4 Clans Painting


A group of Nak’azdli Whut'en and Tl’azt’en Nation community members came together in 1996. Concerns due to the high number of children being removed from their communities by child welfare authorities led to the exploration of creating a Child & Family Service Agency. Over the next six years, the team collected data, information, and conducted community consultations. A needs assessment was completed. Readiness criteria was identified and worked through including the naming of the organization.

In consultation with Elders from Nak’azdli Whut’en and Tl’azt’en Nation, the name was chosen to encompass the organizations’ goal to create an agency that would “take care of their own” and be governed by Dakelh people. The Agency would ensure that children would remain connected to their families, culture, and communities when the child welfare system became involved.

A Non-Profit Society was registered, Band Council Resolutions were passed, a Board of Directors was appointed, and discussions with Indian and Northern Affairs Canada (now known as Indigenous Services Canada) and the Ministry of Children and Family Development took placed.
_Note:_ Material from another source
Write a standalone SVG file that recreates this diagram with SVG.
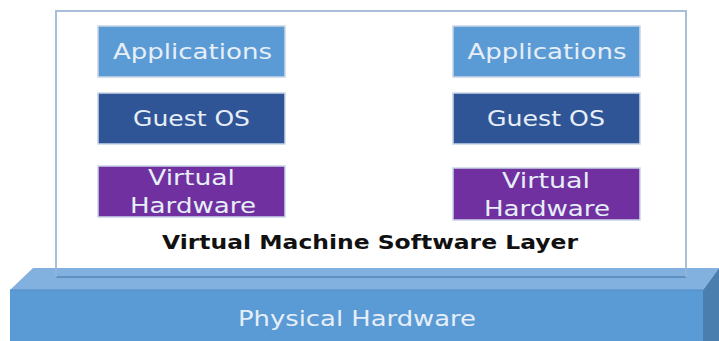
<svg xmlns="http://www.w3.org/2000/svg" width="719" height="341" viewBox="0 0 719 341">
<style>
.box{stroke:#c9d6e8;stroke-width:1.5}
.app{fill:#5b9bd5}
.os{fill:#2f5597}
.vh{fill:#7030a0}
.lbl{font-family:"DejaVu Sans",sans-serif;font-size:21px;fill:#e6eef8;text-anchor:middle}
</style>
<g id="vm-layer">
<rect x="56" y="11" width="630" height="266" fill="#ffffff" stroke="#a9bfd8" stroke-width="2"/>
<text x="370" y="249" font-family="'DejaVu Sans',sans-serif" font-weight="bold" font-size="19" fill="#111" text-anchor="middle" textLength="416" lengthAdjust="spacingAndGlyphs">Virtual Machine Software Layer</text>
</g>
<g id="physical-hardware">
<polygon points="10,290 33,268 719,268 703,290" fill="#74a9db" fill-opacity="0.9"/>
<polygon points="703,290 719,268 719,341 703,341" fill="#4a7eae"/>
<rect x="10" y="290" width="693" height="51" fill="#5b9bd5"/>
<line x1="10" y1="290" x2="703" y2="290" stroke="#4f8cc4" stroke-width="1"/>
<line x1="56" y1="277" x2="686" y2="277" stroke="#5e90c2" stroke-width="2"/>
<line x1="56" y1="268" x2="56" y2="277" stroke="#8fb3d9" stroke-width="2"/>
<line x1="686" y1="268" x2="686" y2="277" stroke="#8fb3d9" stroke-width="2"/>
<text x="357" y="326" class="lbl" textLength="238" lengthAdjust="spacingAndGlyphs">Physical Hardware</text>
</g>
<g id="app-left"><rect class="box app" x="98" y="26" width="187" height="51"/><text class="lbl" x="192.5" y="59" textLength="159" lengthAdjust="spacingAndGlyphs">Applications</text></g>
<g id="app-right"><rect class="box app" x="453" y="26" width="187" height="51"/><text class="lbl" x="547" y="59" textLength="159" lengthAdjust="spacingAndGlyphs">Applications</text></g>
<g id="os-left"><rect class="box os" x="98" y="93" width="187" height="51"/><text class="lbl" x="191.5" y="126" textLength="117" lengthAdjust="spacingAndGlyphs">Guest OS</text></g>
<g id="os-right"><rect class="box os" x="453" y="93" width="187" height="51"/><text class="lbl" x="546" y="126" textLength="118" lengthAdjust="spacingAndGlyphs">Guest OS</text></g>
<g id="vh-left"><rect class="box vh" x="98" y="166" width="187" height="51"/><text class="lbl" x="191.5" y="185" textLength="87" lengthAdjust="spacingAndGlyphs">Virtual</text><text class="lbl" x="193" y="213" textLength="126" lengthAdjust="spacingAndGlyphs">Hardware</text></g>
<g id="vh-right"><rect class="box vh" x="453" y="168" width="187" height="52"/><text class="lbl" x="546" y="188" textLength="88" lengthAdjust="spacingAndGlyphs">Virtual</text><text class="lbl" x="547" y="216" textLength="126" lengthAdjust="spacingAndGlyphs">Hardware</text></g>
<g id="connectors"></g>
</svg>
In October of 2002, a Delegation Enabling Agreement was signed and the Agency became official.

The Agency journey began with a small office located at 700 Stuart Drive West consisting of six employees. Today, the Agency Head office remains in the original location overlooking Stuart Lake on the traditional lands of Nak’azdli peoples. Authority was granted to provided voluntary services in 2007, and then later guardianship services in 2009. The Agency was on its way to assume full authority for child and family services. Operations expanded in 2010 to include a satellite office in Prince George consisting of fifteen staff who provided services to Tl’azt’en Nation and Nak’azdli Whut’en families residing in the urban center.